Когда я бодрствовал, передо мной все время стояли образы Амны, Надии и Салиха. Оказалось, очень трудно привыкнуть к мысли о том, что я никогда их больше не увижу. Физическая боль от их потери была невыносимой. Я представлял себе, как страдала Амна, и мог только надеяться, что детей убили быстро, а изувечили их уже после смерти. От меня даже не потребовали опознать их тела, так как, скорее всего, это было просто невозможно.
К концу второго дня моего заключения меня в окружении четырех охранников привезли во дворец. Я все ещё был в той же одежде, в которой меня арестовали, мне не давали ни мыла, ни воды, и я был грязен и небрит.
Через пятнадцать минут после прибытия во дворец я сидел перед Саддамом в его личном кабинете. За исключением двух охранников перед дверью, мы были одни.
- Ты вел себя глупо, Микаелеф, - сухо сказал он.
Меня уже не волновали ни он, ни его слова. Я был благодарен за то, что меня не пытали, но он не мог бы причинить мне большей боли, чем та, что я испытывал сейчас. Я лишился всего, что было смыслом моей жизни.
- Потеря жены и детей, - продолжал Саддам после небольшой паузы, для мужчины - это очень тяжелая травма. Особенно если это произошло так жестоко.
Но теперь я видел насквозь эти сантименты и сочувствие.
- И я понимаю, - продолжал он, - и не удивляюсь, что тебе мерещится их убийца на каждом шагу.
Он встал и, подойдя ближе, присел так, что наши глаза оказались на одном уровне:
- Посмотри мне в глаза, Микаелеф, и скажи, видишь ли ты в них убийцу тех, кого ты любил? Этот ли человек забрал твоих детей и убил?
Я посмотрел ему в глаза и не испугался. Но солгал.
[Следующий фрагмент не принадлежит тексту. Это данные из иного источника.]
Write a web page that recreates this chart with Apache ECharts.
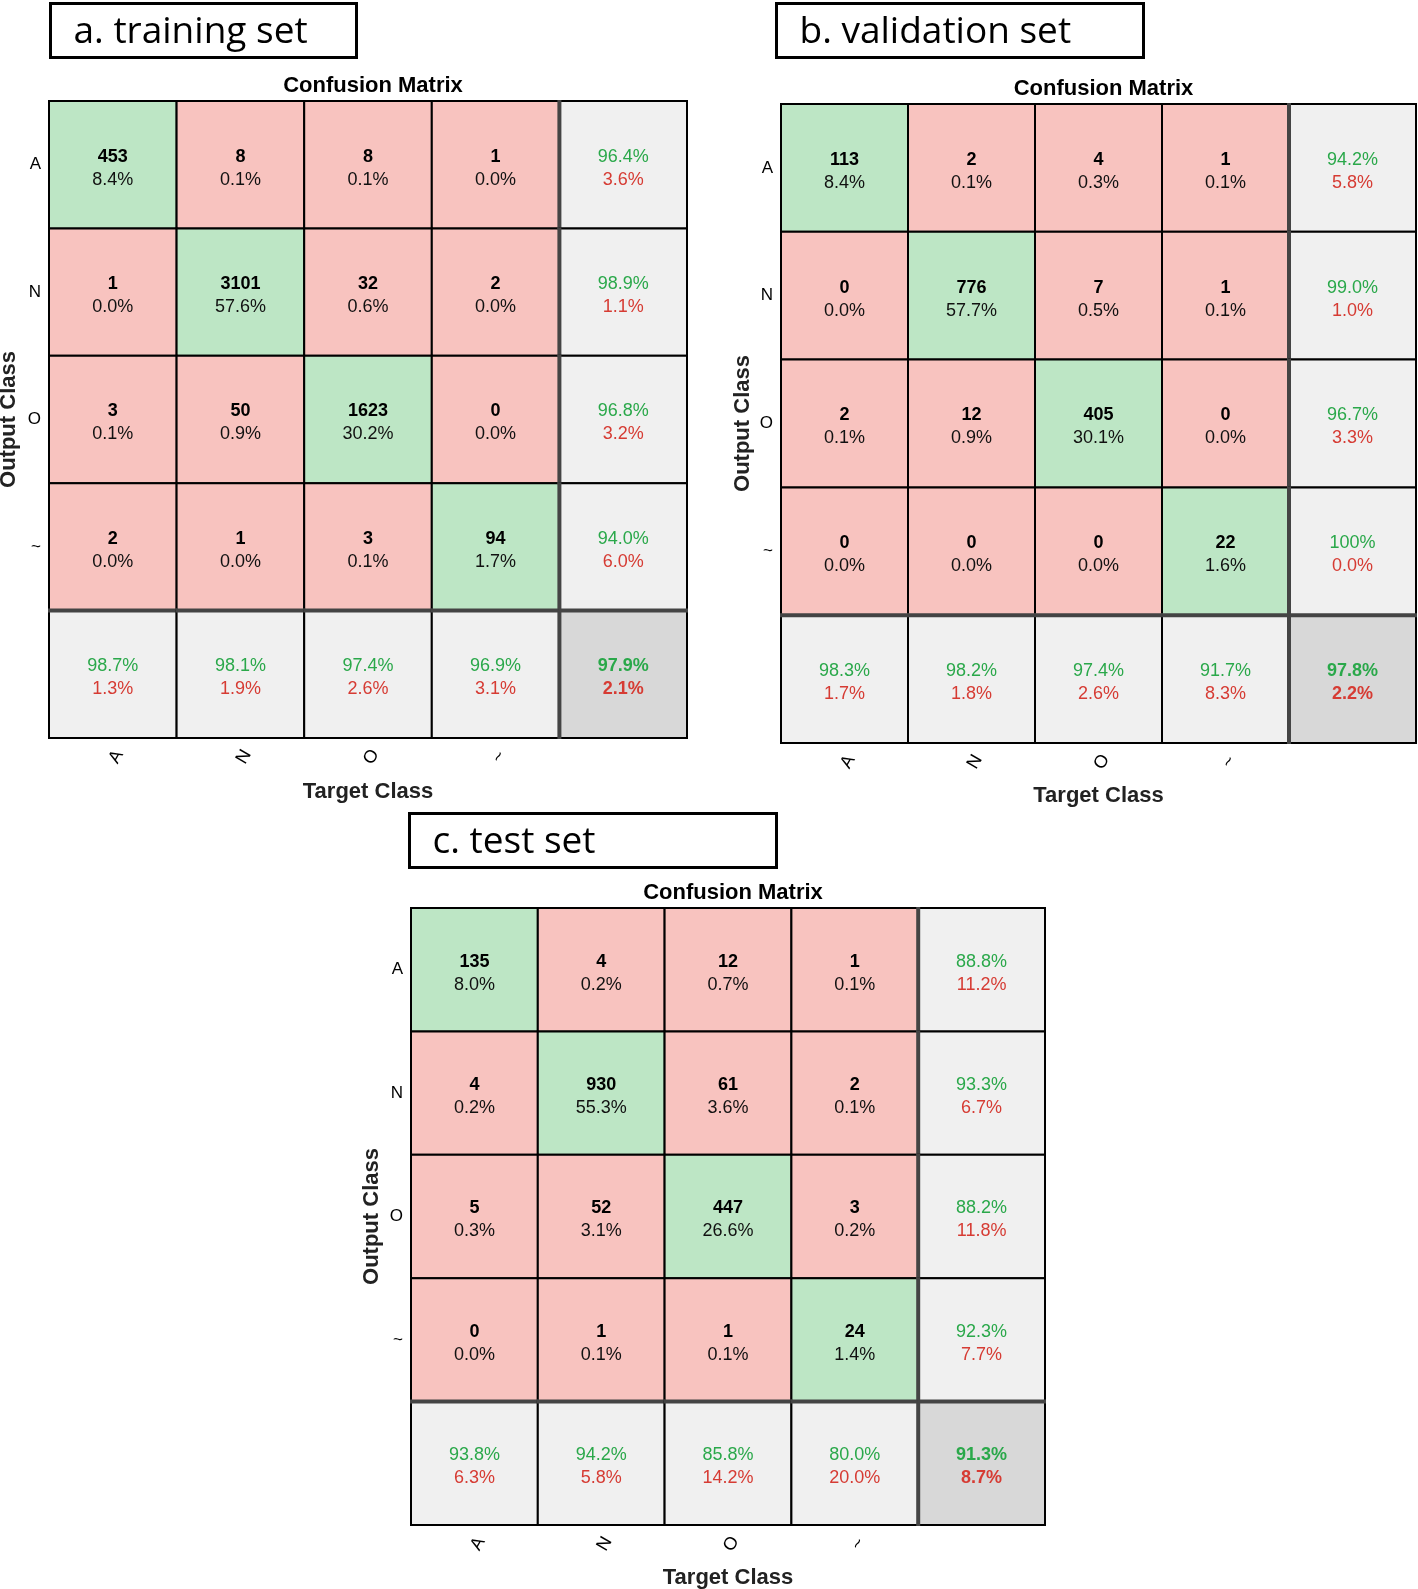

- Нет, - ответил я бесстрастно.
- Так помоги же мне найти убийцу. Все, что у меня есть - в твоем распоряжении. Мы не оставим камня на камне, получим ответы на все вопросы, но найдем это животное.
На меня больше не действовали его красивые фразы. Я должен разобраться, ответствен ли Саддам или какой-нибудь другой член этой злобной семьи за убийство моей жены, моей дочери и моего сына. Затем я убью их.
Удай надоел мне своими нападками. Он полагал, что я потенциально опасен для режима, и не скрывал, что он хочет моей смерти. Когда, через несколько недель после убийства Амны и детей, он сообщил, что арестовал человека, подозреваемого в убийстве моей семьи, меня это не удивило. Разумеется, человек признался, но не мог объяснить ни мотивов, ни смысла такого грязного дела. Это был Алу Вахиб, вор и мошенник из Шулы, рабочего района на северо-западе Багдада. Признался он или нет - я был уверен, что к преступлению он не причастен. Я попросил разрешение лично допросить его, и Саддам позволил мне это. Я находился в Черном кабинете и только собирался ехать в Аль-Карадскую тюрьму, когда на столе зазвонил телефон. Это был начальник тюрьмы.